*Written request:*
In the material below, please retype the lines from the very first through the one with "(close2) at (231,1191)", exactly and without pictures.

*Collected data:*

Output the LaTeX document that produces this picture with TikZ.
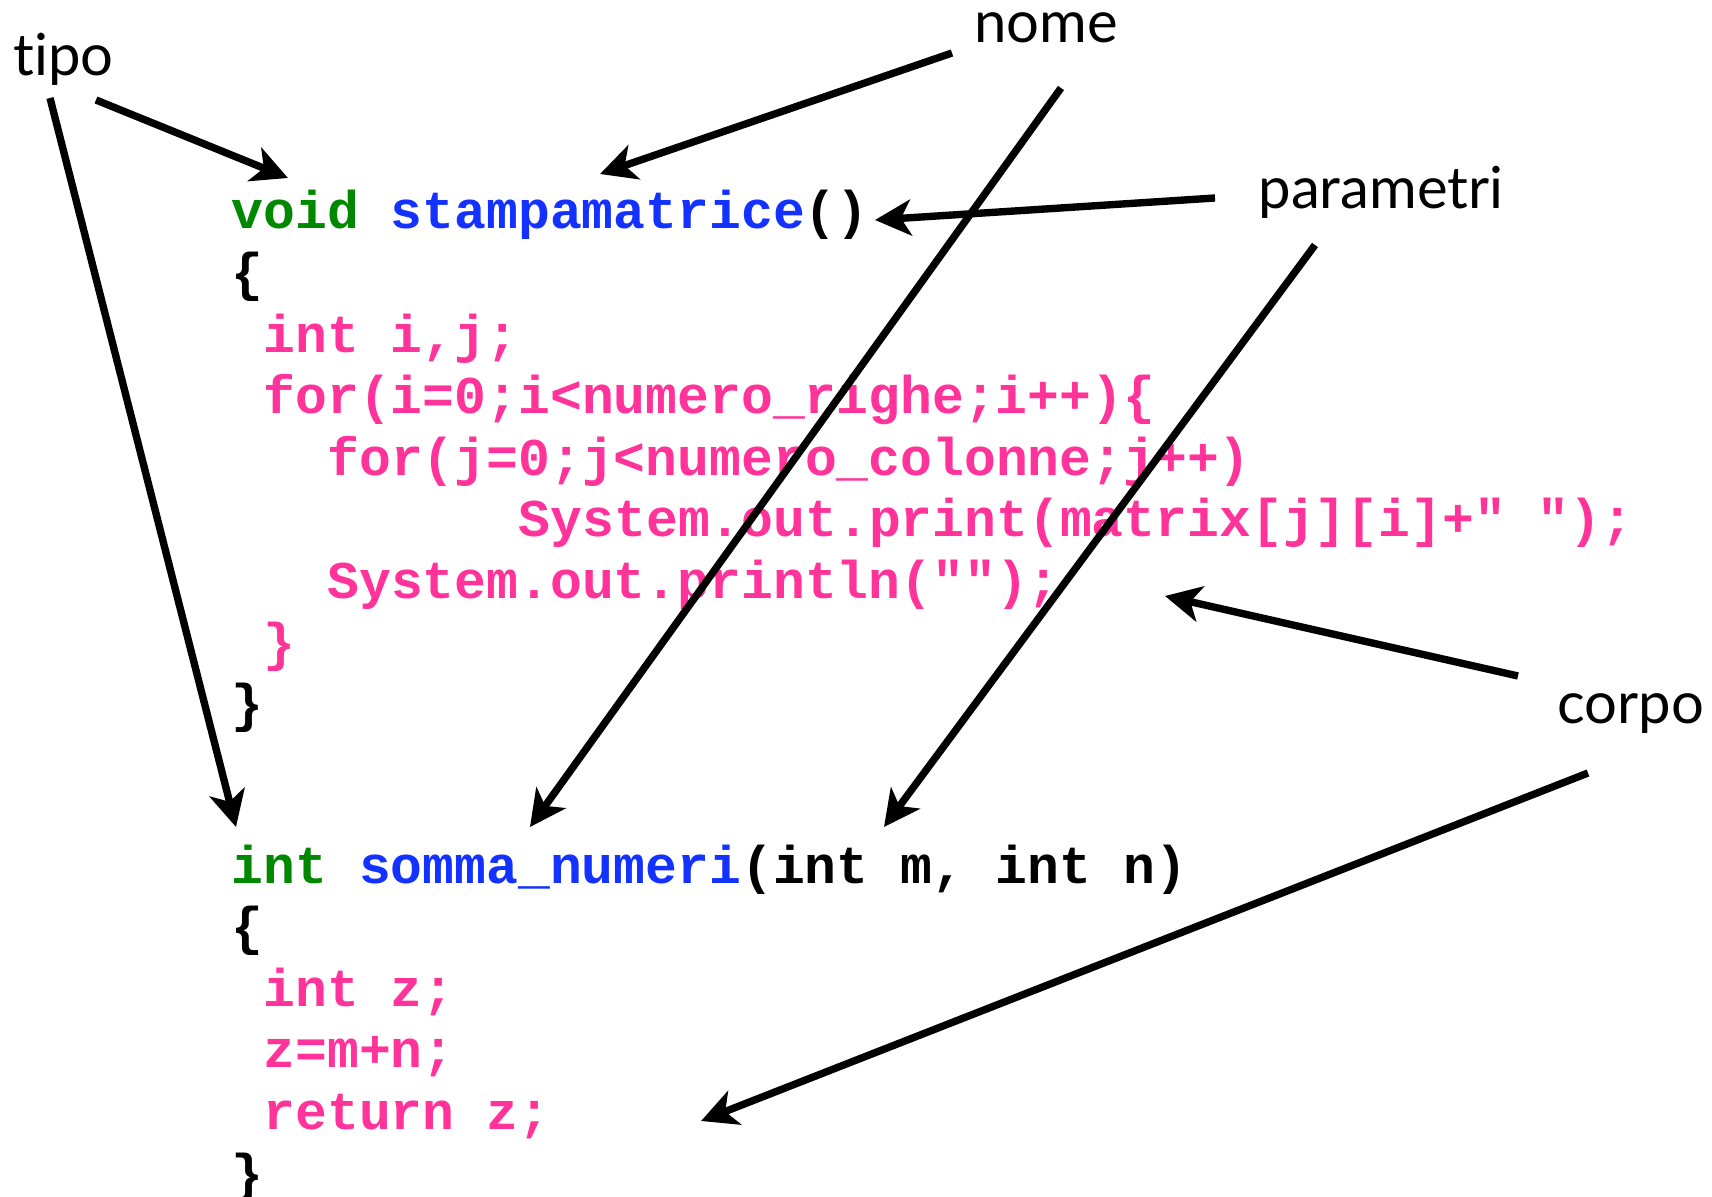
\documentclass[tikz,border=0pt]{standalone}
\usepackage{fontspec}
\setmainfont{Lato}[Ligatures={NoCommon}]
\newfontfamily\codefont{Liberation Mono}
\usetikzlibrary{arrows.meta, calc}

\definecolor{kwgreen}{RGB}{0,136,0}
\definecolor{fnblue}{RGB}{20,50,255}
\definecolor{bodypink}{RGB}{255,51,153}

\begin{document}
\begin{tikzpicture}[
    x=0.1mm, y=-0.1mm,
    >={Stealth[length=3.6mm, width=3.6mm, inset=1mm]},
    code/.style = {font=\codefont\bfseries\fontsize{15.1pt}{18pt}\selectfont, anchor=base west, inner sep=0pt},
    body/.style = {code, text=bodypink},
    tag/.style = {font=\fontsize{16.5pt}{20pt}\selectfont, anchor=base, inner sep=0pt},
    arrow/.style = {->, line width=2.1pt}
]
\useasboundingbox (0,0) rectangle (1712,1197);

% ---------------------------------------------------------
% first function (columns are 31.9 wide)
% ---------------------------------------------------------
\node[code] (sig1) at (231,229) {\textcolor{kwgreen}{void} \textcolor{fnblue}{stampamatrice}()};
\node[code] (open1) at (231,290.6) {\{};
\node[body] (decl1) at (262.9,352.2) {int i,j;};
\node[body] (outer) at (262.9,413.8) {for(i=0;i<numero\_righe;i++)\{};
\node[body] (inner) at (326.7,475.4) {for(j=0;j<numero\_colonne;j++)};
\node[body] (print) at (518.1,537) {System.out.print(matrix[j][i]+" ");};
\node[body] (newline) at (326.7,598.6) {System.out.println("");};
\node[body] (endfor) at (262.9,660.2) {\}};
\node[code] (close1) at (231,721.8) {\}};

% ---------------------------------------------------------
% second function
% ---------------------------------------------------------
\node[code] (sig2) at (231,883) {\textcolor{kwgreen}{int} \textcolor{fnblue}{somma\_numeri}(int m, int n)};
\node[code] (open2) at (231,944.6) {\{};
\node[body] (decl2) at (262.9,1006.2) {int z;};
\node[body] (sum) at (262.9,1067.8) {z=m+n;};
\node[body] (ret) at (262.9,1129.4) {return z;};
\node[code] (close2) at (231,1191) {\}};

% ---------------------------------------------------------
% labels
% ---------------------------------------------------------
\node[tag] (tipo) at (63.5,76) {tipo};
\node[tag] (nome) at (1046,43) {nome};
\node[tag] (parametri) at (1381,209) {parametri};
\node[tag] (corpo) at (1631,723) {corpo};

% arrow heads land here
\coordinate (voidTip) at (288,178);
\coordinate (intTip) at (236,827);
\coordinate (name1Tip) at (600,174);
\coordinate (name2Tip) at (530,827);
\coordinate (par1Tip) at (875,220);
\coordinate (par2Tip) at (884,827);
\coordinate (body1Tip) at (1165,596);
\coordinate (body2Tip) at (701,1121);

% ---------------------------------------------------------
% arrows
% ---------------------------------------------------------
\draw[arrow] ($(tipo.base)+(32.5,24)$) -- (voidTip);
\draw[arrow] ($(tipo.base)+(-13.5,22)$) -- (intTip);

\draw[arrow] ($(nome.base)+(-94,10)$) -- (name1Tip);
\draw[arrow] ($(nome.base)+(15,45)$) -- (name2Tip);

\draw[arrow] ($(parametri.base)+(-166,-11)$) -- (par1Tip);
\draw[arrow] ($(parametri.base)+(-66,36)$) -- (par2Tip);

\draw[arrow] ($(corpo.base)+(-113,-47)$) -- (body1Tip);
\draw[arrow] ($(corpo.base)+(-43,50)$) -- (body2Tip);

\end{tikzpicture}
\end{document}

*Answer to the problem:*
Output the LaTeX document that produces this picture with TikZ.
\documentclass[tikz,border=0pt]{standalone}
\usepackage{fontspec}
\setmainfont{Lato}[Ligatures={NoCommon}]
\newfontfamily\codefont{Liberation Mono}
\usetikzlibrary{arrows.meta, calc}

\definecolor{kwgreen}{RGB}{0,136,0}
\definecolor{fnblue}{RGB}{20,50,255}
\definecolor{bodypink}{RGB}{255,51,153}

\begin{document}
\begin{tikzpicture}[
    x=0.1mm, y=-0.1mm,
    >={Stealth[length=3.6mm, width=3.6mm, inset=1mm]},
    code/.style = {font=\codefont\bfseries\fontsize{15.1pt}{18pt}\selectfont, anchor=base west, inner sep=0pt},
    body/.style = {code, text=bodypink},
    tag/.style = {font=\fontsize{16.5pt}{20pt}\selectfont, anchor=base, inner sep=0pt},
    arrow/.style = {->, line width=2.1pt}
]
\useasboundingbox (0,0) rectangle (1712,1197);

% ---------------------------------------------------------
% first function (columns are 31.9 wide)
% ---------------------------------------------------------
\node[code] (sig1) at (231,229) {\textcolor{kwgreen}{void} \textcolor{fnblue}{stampamatrice}()};
\node[code] (open1) at (231,290.6) {\{};
\node[body] (decl1) at (262.9,352.2) {int i,j;};
\node[body] (outer) at (262.9,413.8) {for(i=0;i<numero\_righe;i++)\{};
\node[body] (inner) at (326.7,475.4) {for(j=0;j<numero\_colonne;j++)};
\node[body] (print) at (518.1,537) {System.out.print(matrix[j][i]+" ");};
\node[body] (newline) at (326.7,598.6) {System.out.println("");};
\node[body] (endfor) at (262.9,660.2) {\}};
\node[code] (close1) at (231,721.8) {\}};

% ---------------------------------------------------------
% second function
% ---------------------------------------------------------
\node[code] (sig2) at (231,883) {\textcolor{kwgreen}{int} \textcolor{fnblue}{somma\_numeri}(int m, int n)};
\node[code] (open2) at (231,944.6) {\{};
\node[body] (decl2) at (262.9,1006.2) {int z;};
\node[body] (sum) at (262.9,1067.8) {z=m+n;};
\node[body] (ret) at (262.9,1129.4) {return z;};
\node[code] (close2) at (231,1191) {\}};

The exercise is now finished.